Source excerpt:
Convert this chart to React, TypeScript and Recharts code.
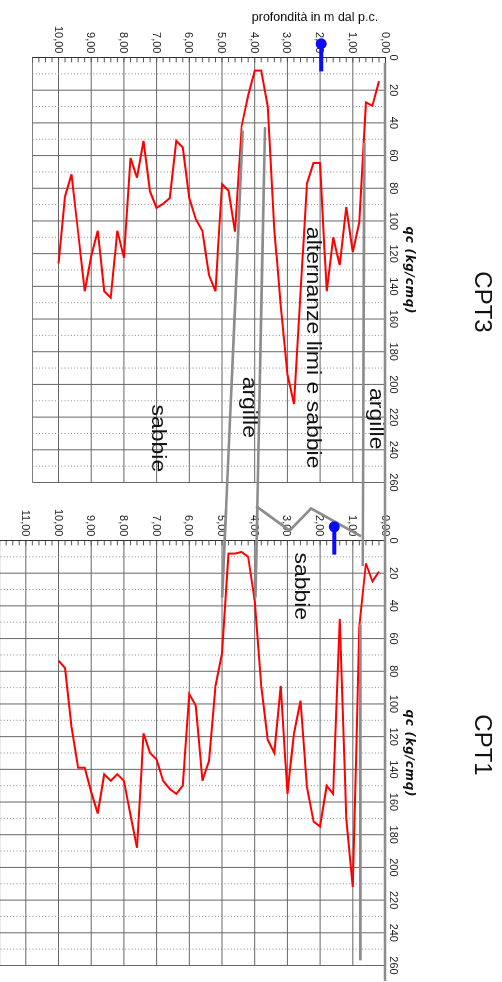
import { ScatterChart, Scatter, XAxis, YAxis, CartesianGrid, ReferenceLine } from 'recharts';

const FONT = '"Liberation Sans", Arial, sans-serif';

// sampling depths (m dal p.c.), both soundings
const DEPTHS = [
  0.2, 0.4, 0.6, 0.8, 1.0, 1.2, 1.4, 1.6, 1.8, 2.0,
  2.2, 2.4, 2.6, 2.8, 3.0, 3.2, 3.4, 3.6, 3.8, 4.0,
  4.2, 4.4, 4.6, 4.8, 5.0, 5.2, 5.4, 5.6, 5.8, 6.0,
  6.2, 6.4, 6.6, 6.8, 7.0, 7.2, 7.4, 7.6, 7.8, 8.0,
  8.2, 8.4, 8.6, 8.8, 9.0, 9.2, 9.4, 9.6, 9.8, 10.0,
];

// qc (kg/cmq)
const CPT3_QC = [
  14.5, 29.5, 27.5, 101, 119, 91.5, 127, 110, 143, 64.5,
  64.5, 77, 144, 212, 194, 152, 105, 30, 8, 8,
  23, 42, 106.5, 81.5, 77.5, 143, 133, 106, 99, 86,
  55, 51, 86, 89.5, 92, 82, 51, 73.5, 61.5, 122.5,
  106, 147, 143, 106, 121.5, 143, 107, 71.5, 85, 126,
];

const CPT1_QC = [
  19, 25, 14, 53, 212, 170, 48, 155, 150, 175,
  172, 151, 98, 118, 155, 89, 130, 122, 89, 37,
  10, 7, 8, 8, 69, 89, 135, 147, 101, 94,
  150, 155, 152, 147, 134, 130, 118, 188, 168, 147,
  143, 147, 143, 167, 154, 139, 139, 114, 78, 73.5,
];

const QC_TICKS = [0, 20, 40, 60, 80, 100, 120, 140, 160, 180, 200, 220, 240, 260];
const QC_HALF = [10, 30, 50, 70, 90, 110, 130, 150, 170, 190, 210, 230, 250];
const CPT3_DEPTH_TICKS = [0, 1, 2, 3, 4, 5, 6, 7, 8, 9, 10];
const CPT1_DEPTH_TICKS = [0, 1, 2, 3, 4, 5, 6, 7, 8, 9, 10, 11];

const CPT3_LAYERS = [
  { name: 'argille', qc: 221, depth: 0.46 },
  { name: 'alternanze limi e sabbie', qc: 177.5, depth: 2.4 },
  { name: 'argille', qc: 214, depth: 4.35 },
  { name: 'sabbie', qc: 233, depth: 7.15 },
];
const CPT1_LAYERS = [{ name: 'sabbie', qc: 28, depth: 2.77 }];

// correlation lines, x = qc on CPT3, CPT1_SHIFT + qc on CPT1
const CPT1_SHIFT = 295.2;
const LINE_PC = [{ x: 3.5, depth: 0 }, { x: CPT1_SHIFT + 270, depth: 0 }];
const LINE_A = [{ x: 52.5, depth: 0.63 }, { x: CPT1_SHIFT + 16.3, depth: 0.68 }];
const LINE_B = [{ x: CPT1_SHIFT + 52, depth: 0.75 }, { x: CPT1_SHIFT + 257.4, depth: 0.75 }];
const LINE_C = [{ x: 42.9, depth: 3.67 }, { x: CPT1_SHIFT + 35.5, depth: 3.96 }];
const LINE_ZIG = [
  { x: 274.8, depth: 3.94 },
  { x: 289.7, depth: 2.92 },
  { x: 276.2, depth: 2.26 },
  { x: 293.2, depth: 0.73 },
];
const LINE_D = [{ x: 45, depth: 4.35 }, { x: CPT1_SHIFT + 35.5, depth: 4.98 }];
const CORRELATIONS = [LINE_PC, LINE_A, LINE_B, LINE_C, LINE_ZIG, LINE_D];

// livello di falda
const FALDA = [
  [{ x: -8.1, depth: 1.95, head: true }, { x: 8.8, depth: 1.95 }],
  [{ x: CPT1_SHIFT - 7.8, depth: 1.55, head: true }, { x: CPT1_SHIFT + 9.2, depth: 1.55 }],
];

// layout (unrotated sheet 982 x 502)
const TOP = 116.5;
const AXIS_W = 57.5;
const PLOT_W = 425;
const RIGHT_PAD = 14;
const PX_Q = PLOT_W / 260;
const PX_M = 32.7;
const LEFT3 = 57.5;
const LEFT1 = 540;

const noDot = () => <g />;

const layerLabel = (p: any) => (
  <g transform={`translate(${p.cx},${p.cy}) scale(1.18,1)`}>
    <text x={0} y={0} textAnchor="middle" fontFamily={FONT} fontSize={19.5} fill="#111">
      {p.payload.name}
    </text>
  </g>
);

const faldaDot = (p: any) =>
  p.payload.head ? <circle cx={p.cx} cy={p.cy} r={5.5} fill="#0a0aff" /> : <g />;

const fmtDepth = (v: number) => v.toFixed(2).replace('.', ',');

function CptPanel({ values, depthMax, depthTicks, layers, left }: any) {
  const data = DEPTHS.map((depth, i) => ({ depth, qc: values[i] }));
  const minor: number[] = [];
  for (let k = 1; k * 0.2 <= depthMax + 0.001; k++) minor.push(+(k * 0.2).toFixed(1));
  const tickStyle = { fontSize: 11, fill: '#222', fontFamily: FONT };

  return (
    <div style={{ position: 'absolute', left: left - AXIS_W, top: 0 }}>
      <ScatterChart
        width={AXIS_W + PLOT_W + RIGHT_PAD}
        height={TOP + depthMax * PX_M}
        margin={{ top: 0, right: RIGHT_PAD, bottom: 0, left: 0 }}
      >
        <CartesianGrid stroke="#666" />
        {QC_HALF.map((q) => (
          <ReferenceLine key={q} x={q} stroke="#888" strokeDasharray="1 2.2" />
        ))}
        {minor.map((d) => (
          <ReferenceLine key={d} segment={[{ x: 0, y: d }, { x: 3, y: d }]} stroke="#555" />
        ))}
        <XAxis
          type="number"
          dataKey="qc"
          orientation="top"
          domain={[0, 260]}
          ticks={QC_TICKS}
          interval={0}
          height={TOP}
          tickSize={0}
          tickMargin={4}
          axisLine={{ stroke: '#333' }}
          tick={tickStyle}
          allowDataOverflow
        />
        <YAxis
          type="number"
          dataKey="depth"
          domain={[0, depthMax]}
          reversed
          ticks={depthTicks}
          interval={0}
          width={AXIS_W}
          tickSize={0}
          tickMargin={4}
          axisLine={{ stroke: '#333' }}
          tick={tickStyle}
          tickFormatter={fmtDepth}
          allowDataOverflow
        />
        <Scatter
          data={data}
          line={{ stroke: '#ff0000', strokeWidth: 2 }}
          shape={noDot}
          isAnimationActive={false}
        />
        <Scatter data={layers} shape={layerLabel} isAnimationActive={false} />
      </ScatterChart>
    </div>
  );
}

export default function App() {
  const pad = 5;
  return (
    <div
      style={{
        position: 'fixed',
        left: 0,
        top: 0,
        width: 982,
        height: 502,
        background: '#fff',
        overflow: 'hidden',
        transformOrigin: '0 0',
        transform: 'translate(502px, 0) rotate(90deg)',
      }}
    >
      <svg width={982} height={502} style={{ position: 'absolute', left: 0, top: 0 }}>
        <text
          x={21}
          y={187}
          transform="rotate(-90 21 187)"
          textAnchor="middle"
          fontFamily={FONT}
          fontSize={12.5}
          fill="#111"
        >
          profondità in m dal p.c.
        </text>
        <text x={302} y={27} textAnchor="middle" fontFamily={FONT} fontSize={24} fill="#111">
          CPT3
        </text>
        <text x={745} y={27} textAnchor="middle" fontFamily={FONT} fontSize={24} fill="#111">
          CPT1
        </text>
        {[270, 753].map((cx) => (
          <text
            key={cx}
            x={cx - 43.5}
            y={95.5}
            textLength={87}
            lengthAdjust="spacing"
            fontFamily='"DejaVu Sans", sans-serif'
            fontStyle="italic"
            fontWeight="bold"
            fontSize={12}
            fill="#111"
          >
            qc (kg/cmq)
          </text>
        ))}
      </svg>

      <CptPanel
        values={CPT3_QC}
        depthMax={10.8}
        depthTicks={CPT3_DEPTH_TICKS}
        layers={CPT3_LAYERS}
        left={LEFT3}
      />
      <CptPanel
        values={CPT1_QC}
        depthMax={11.8}
        depthTicks={CPT1_DEPTH_TICKS}
        layers={CPT1_LAYERS}
        left={LEFT1}
      />

      <div style={{ position: 'absolute', left: LEFT3 - 30 * PX_Q - pad, top: TOP - pad }}>
        <ScatterChart
          width={600 * PX_Q + 2 * pad}
          height={11.8 * PX_M + 2 * pad}
          margin={{ top: pad, right: pad, bottom: pad, left: pad }}
        >
          <XAxis type="number" dataKey="x" domain={[-30, 570]} hide />
          <YAxis type="number" dataKey="depth" domain={[0, 11.8]} reversed hide />
          {CORRELATIONS.map((pts, i) => (
            <Scatter
              key={i}
              data={pts}
              line={{ stroke: '#8c8c8c', strokeWidth: 2.7 }}
              shape={noDot}
              isAnimationActive={false}
            />
          ))}
          {FALDA.map((pts, i) => (
            <Scatter
              key={'f' + i}
              data={pts}
              line={{ stroke: '#0a0aff', strokeWidth: 4 }}
              shape={faldaDot}
              isAnimationActive={false}
            />
          ))}
        </ScatterChart>
      </div>
    </div>
  );
}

What to work on: Return only the lines running from the top of the data to the line that holds "28, depth: 2.77". Include both of those lines, but skip the pictures.

Result below:
Convert this chart to React, TypeScript and Recharts code.
import { ScatterChart, Scatter, XAxis, YAxis, CartesianGrid, ReferenceLine } from 'recharts';

const FONT = '"Liberation Sans", Arial, sans-serif';

// sampling depths (m dal p.c.), both soundings
const DEPTHS = [
  0.2, 0.4, 0.6, 0.8, 1.0, 1.2, 1.4, 1.6, 1.8, 2.0,
  2.2, 2.4, 2.6, 2.8, 3.0, 3.2, 3.4, 3.6, 3.8, 4.0,
  4.2, 4.4, 4.6, 4.8, 5.0, 5.2, 5.4, 5.6, 5.8, 6.0,
  6.2, 6.4, 6.6, 6.8, 7.0, 7.2, 7.4, 7.6, 7.8, 8.0,
  8.2, 8.4, 8.6, 8.8, 9.0, 9.2, 9.4, 9.6, 9.8, 10.0,
];

// qc (kg/cmq)
const CPT3_QC = [
  14.5, 29.5, 27.5, 101, 119, 91.5, 127, 110, 143, 64.5,
  64.5, 77, 144, 212, 194, 152, 105, 30, 8, 8,
  23, 42, 106.5, 81.5, 77.5, 143, 133, 106, 99, 86,
  55, 51, 86, 89.5, 92, 82, 51, 73.5, 61.5, 122.5,
  106, 147, 143, 106, 121.5, 143, 107, 71.5, 85, 126,
];

const CPT1_QC = [
  19, 25, 14, 53, 212, 170, 48, 155, 150, 175,
  172, 151, 98, 118, 155, 89, 130, 122, 89, 37,
  10, 7, 8, 8, 69, 89, 135, 147, 101, 94,
  150, 155, 152, 147, 134, 130, 118, 188, 168, 147,
  143, 147, 143, 167, 154, 139, 139, 114, 78, 73.5,
];

const QC_TICKS = [0, 20, 40, 60, 80, 100, 120, 140, 160, 180, 200, 220, 240, 260];
const QC_HALF = [10, 30, 50, 70, 90, 110, 130, 150, 170, 190, 210, 230, 250];
const CPT3_DEPTH_TICKS = [0, 1, 2, 3, 4, 5, 6, 7, 8, 9, 10];
const CPT1_DEPTH_TICKS = [0, 1, 2, 3, 4, 5, 6, 7, 8, 9, 10, 11];

const CPT3_LAYERS = [
  { name: 'argille', qc: 221, depth: 0.46 },
  { name: 'alternanze limi e sabbie', qc: 177.5, depth: 2.4 },
  { name: 'argille', qc: 214, depth: 4.35 },
  { name: 'sabbie', qc: 233, depth: 7.15 },
];
const CPT1_LAYERS = [{ name: 'sabbie', qc: 28, depth: 2.77 }];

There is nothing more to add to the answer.